The sloops Echo, 3,100 bushels of peas; Laura D., 3,000 bushels, and Pilot, 3,000 bushels, from bay of Quinte ports, discharged at Richardson & Sons' elevator today.
The str. Saturn is ashore on a mud bank at the foot of Wolfe Island. She is not damaged and is resting easy. She was drawing twelve feet of water, and only eleven feet covered the shoal. A tug and lighter went down to the rescue this morning.

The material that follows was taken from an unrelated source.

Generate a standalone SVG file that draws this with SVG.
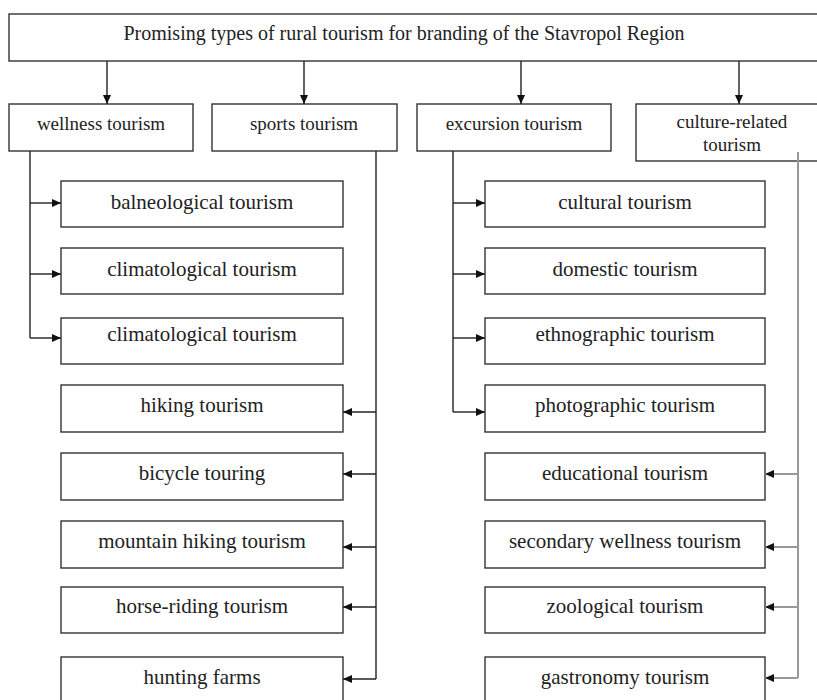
<svg xmlns="http://www.w3.org/2000/svg" width="817" height="700" viewBox="0 0 817 700">
<style>
.box{fill:#fff;stroke:#333;stroke-width:1.4}
.t{font-family:"Liberation Serif","Times New Roman",serif;font-size:21px;fill:#222;text-anchor:middle}
.h{font-size:19px}
.r{font-size:20px}
.c{fill:none;stroke:#222;stroke-width:1.4}
.g{fill:none;stroke:#999;stroke-width:2}
</style>
<defs>
<marker id="a" markerUnits="userSpaceOnUse" markerWidth="9" markerHeight="8" refX="9" refY="4" orient="auto">
<path d="M0,0 L9,4 L0,8 z" fill="#111"/>
</marker>
</defs>
<rect width="817" height="700" fill="#fff"/>
<g id="root"><rect class="box" x="9" y="14" width="815" height="47"/><text class="t r" x="404" y="40">Promising types of rural tourism for branding of the Stavropol Region</text></g>
<g id="wellness"><rect class="box" x="9" y="104" width="184" height="47"/><text class="t h" x="101" y="130">wellness tourism</text></g>
<g id="sports"><rect class="box" x="212" y="104" width="185" height="47"/><text class="t h" x="304" y="130">sports tourism</text></g>
<g id="excursion"><rect class="box" x="417" y="104" width="194" height="47"/><text class="t h" x="514" y="130">excursion tourism</text></g>
<g id="culture"><rect class="box" x="636" y="104" width="190" height="57"/><text class="t h" x="732" y="128">culture-related</text><text class="t h" x="732" y="151">tourism</text></g>

<g id="balneological"><rect class="box" x="61" y="181" width="282" height="46"/><text class="t" x="202" y="209">balneological tourism</text></g>
<g id="climatological1"><rect class="box" x="61" y="248" width="282" height="46"/><text class="t" x="202" y="276">climatological tourism</text></g>
<g id="climatological2"><rect class="box" x="61" y="318" width="282" height="46"/><text class="t" x="202" y="341">climatological tourism</text></g>
<g id="hiking"><rect class="box" x="61" y="385" width="282" height="47"/><text class="t" x="202" y="412">hiking tourism</text></g>
<g id="bicycle"><rect class="box" x="61" y="453" width="282" height="47"/><text class="t" x="202" y="480">bicycle touring</text></g>
<g id="mountain"><rect class="box" x="61" y="521" width="282" height="47"/><text class="t" x="202" y="548">mountain hiking tourism</text></g>
<g id="horse"><rect class="box" x="61" y="587" width="282" height="46"/><text class="t" x="202" y="613">horse-riding tourism</text></g>
<g id="hunting"><rect class="box" x="61" y="657" width="282" height="50"/><text class="t" x="202" y="684">hunting farms</text></g>

<g id="cultural"><rect class="box" x="485" y="181" width="280" height="46"/><text class="t" x="625" y="209">cultural tourism</text></g>
<g id="domestic"><rect class="box" x="485" y="248" width="280" height="46"/><text class="t" x="625" y="276">domestic tourism</text></g>
<g id="ethnographic"><rect class="box" x="485" y="318" width="280" height="46"/><text class="t" x="625" y="341">ethnographic tourism</text></g>
<g id="photographic"><rect class="box" x="485" y="385" width="280" height="47"/><text class="t" x="625" y="412">photographic tourism</text></g>
<g id="educational"><rect class="box" x="485" y="453" width="280" height="47"/><text class="t" x="625" y="480">educational tourism</text></g>
<g id="secondary"><rect class="box" x="485" y="521" width="280" height="47"/><text class="t" x="625" y="548">secondary wellness tourism</text></g>
<g id="zoological"><rect class="box" x="485" y="587" width="280" height="46"/><text class="t" x="625" y="613">zoological tourism</text></g>
<g id="gastronomy"><rect class="box" x="485" y="657" width="280" height="50"/><text class="t" x="625" y="684">gastronomy tourism</text></g>

<g id="connectors">
<path class="c" d="M107,61 V104" marker-end="url(#a)"/>
<path class="c" d="M304,61 V104" marker-end="url(#a)"/>
<path class="c" d="M521,61 V104" marker-end="url(#a)"/>
<path class="c" d="M739,61 V104" marker-end="url(#a)"/>

<path class="c" d="M30,151 V338"/>
<path class="c" d="M30,203 H61" marker-end="url(#a)"/>
<path class="c" d="M30,274 H61" marker-end="url(#a)"/>
<path class="c" d="M30,338 H61" marker-end="url(#a)"/>

<path class="c" d="M376,151 V679"/>
<path class="c" d="M376,412 H343" marker-end="url(#a)"/>
<path class="c" d="M376,474 H343" marker-end="url(#a)"/>
<path class="c" d="M376,547 H343" marker-end="url(#a)"/>
<path class="c" d="M376,607 H343" marker-end="url(#a)"/>
<path class="c" d="M376,679 H343" marker-end="url(#a)"/>

<path class="c" d="M453,151 V412"/>
<path class="c" d="M453,203 H485" marker-end="url(#a)"/>
<path class="c" d="M453,274 H485" marker-end="url(#a)"/>
<path class="c" d="M453,338 H485" marker-end="url(#a)"/>
<path class="c" d="M453,412 H485" marker-end="url(#a)"/>

<path class="g" d="M798,152 V678"/>
<path class="g" d="M798,474 H765" marker-end="url(#a)"/>
<path class="g" d="M798,547 H765" marker-end="url(#a)"/>
<path class="g" d="M798,607 H765" marker-end="url(#a)"/>
<path class="g" d="M798,678 H765" marker-end="url(#a)"/>
</g>
</svg>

A half million bushels of grain is on its way down the lake for the Prescott elevator, which is now completely filled, and there are 200,000 bushels tied up at the wharves awaiting transhipment. There are no barges available to release the blockage. The Ogdensburg elevator is also blocked.
Why He Favors It.
W. Power maintains that the dry-dock is the proper location for an elevator, and gives these reasons:
"The dry-dock premises, west side, is a very suitable location for an elevator. At the outer end of the wharf there are thirty-five feet of water, and 400 feet in shore there is twenty feet of water. Of course at present it is very much exposed to west or south-west gales, but by lengthening out a wharf from the Kingston foundry premises a breakwater could be made to protect vessels from storms from westward. You have only to look at the long splendid wharf built by the M.T. company, how it forms a lee and is protection for fifty to sixty steamers, schooners and barges. Without such a wharf their large fleet would have but little or no protection from storms down the lake. In this connection it might be mentioned that ships coming to the west side of the dry-dock wharf would escape passing the shoals that are in the harbor north-east of this point. Railroad connection and other arrangements would follow in course of time."
Capt. McLeod, Buffalo, representing the underwriters' association, is in the city. He states that the entire cargo of the prop. Monteagle will be sold. The Kingston syndicate will buy the grain.
p.4 Thousand Island Park, Sept. 8th - ....The Varuna arrived late on Saturday night, having been delayed at Stella on account of the wind. She had a fair list of passengers. This is her last trip of the season.